Government has denied claims by the opposition National Democratic Congress (NDC) that it has over the past three years mismanaged the country’s oil revenues.

Deputy Energy Minister, Dr Mohammed Amin Adam in a statement copied to JoyNews said the claims are false as government has rather improved the financial positions of distressed entities in the oil sector.

The NDC at its policy dialogue series on Wednesday accused government of wasting resources insisting it has a far superior record when its tenure is compared to that of the Akufo-Addo government.

John Jinapor NDC

According to former Deputy Energy Minister, John Jinapor, the utilisation of revenues especially the Annual Budget Funding Amount (ABFA) and Energy Sector Levy Act (ESLA) proceeds under this administration has been most disappointing.

“For instance, in the 2018 financial year, only 49% of ABFA expenditure was used for capital expenditure whilst 51% was utilized for the supply of goods and services, a clear violation of the Petroleum Revenue Management Act.

“Furthermore, the lack of both transparency and accountability that has characterised the oil sector under President Akuffo-Addo really gives cause for worry.

“The PIAC report of 2017 and 2018 reveals that $655 million out of the total figure transferred to the ABFA which were not utilised cannot be accounted for. In effect $655 million of Ghana’s Petroleum revenues have vanished into thin air,” Mr Jinapor claimed.

But government said these comments demonstrate the NDC’s poor understanding of the Petroleum Revenue Management Act 2011 (Act 815), a law they passed while in office.

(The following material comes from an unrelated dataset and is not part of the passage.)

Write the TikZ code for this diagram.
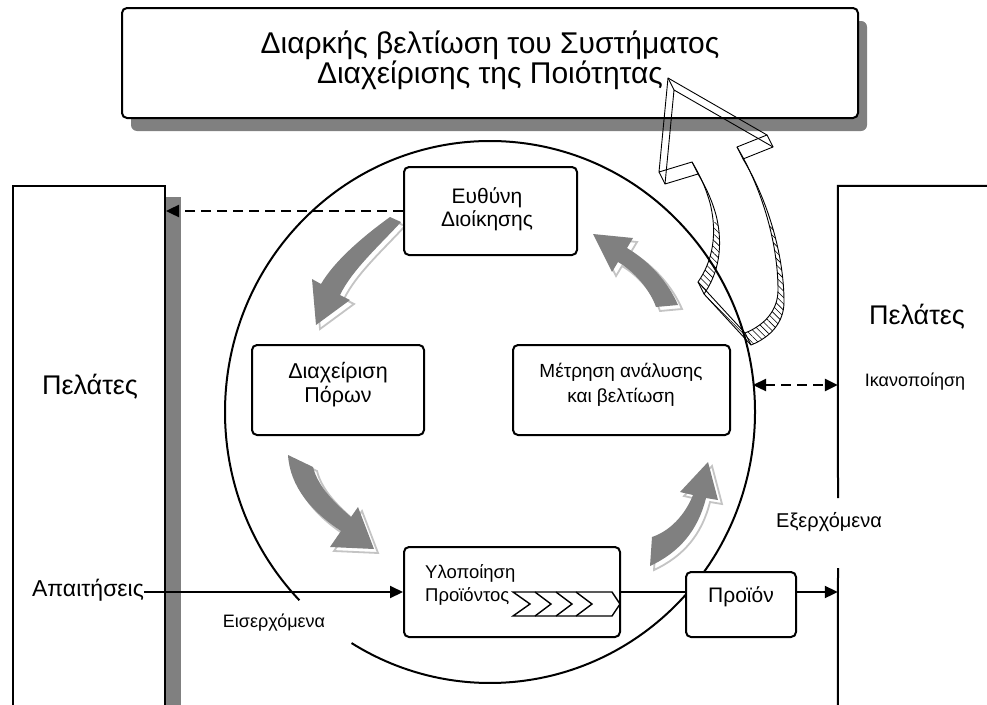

The Deputy Energy Minister said there is no requirement anywhere in the law requiring a dedicated allocation of the ABFA to capital expenditure.

Citing Section 21(4) of the law, he said regulation provides for a minimum of 70% of ABFA to be used for public investment expenditure. Public investments do not necessarily mean capital expenditure.

“For example, in the year of reference and subsequently, our Government allocated more of the ABFA towards the Free Senior High School Programme. Is that not public investment?

“Due to the fact that part of the expenditure from the allocation to the Free Senior High School programme went to non-capital spending, the NDC misunderstood this to mean a violation of the Law. This is wrong,” Dr Adam stated.

On the NDC’s claim that its management of the Bulk Oil Storage and Transportation Company (BOST) and the Tema Oil Refinery (TOR) were, during their tenure, strategically positioned and made profits, government said that cannot be true.

BOST 2017

“The NDC almost collapsed TOR and BOST,” the Deputy Energy Minister said adding, “BOST in January 2017 when the NDC handed over power owed $624 million to suppliers, BDCs and related parties in respect of crude oil imports for processing at TOR and refined products which got lost from BOST tanks.”

As of February 2020, however, Dr Adam said the outstanding amount to settle to clear the books stands at $57 million.

He further stated that an audit on BOST accounts shows that between the periods 2013 to 2016, there was a significant rise in the net losses by the company with the highest net loss of ¢569 million recorded in the year 2016.

“The 2018 management account showed a 70% reduction in losses from the previous year, 2017. Similarly, the 2019 management account indicated a further 41% reduction in the loss level from the year 2018.

“This steady decline in the loss level of the company, from 2017 to 2019, shows that during the year 2020, the company will likely make a profit. BOST under the NPP Government is in a better position.

“BOST continues to pursue its objectives including holding strategic reserves of petroleum products,” he added.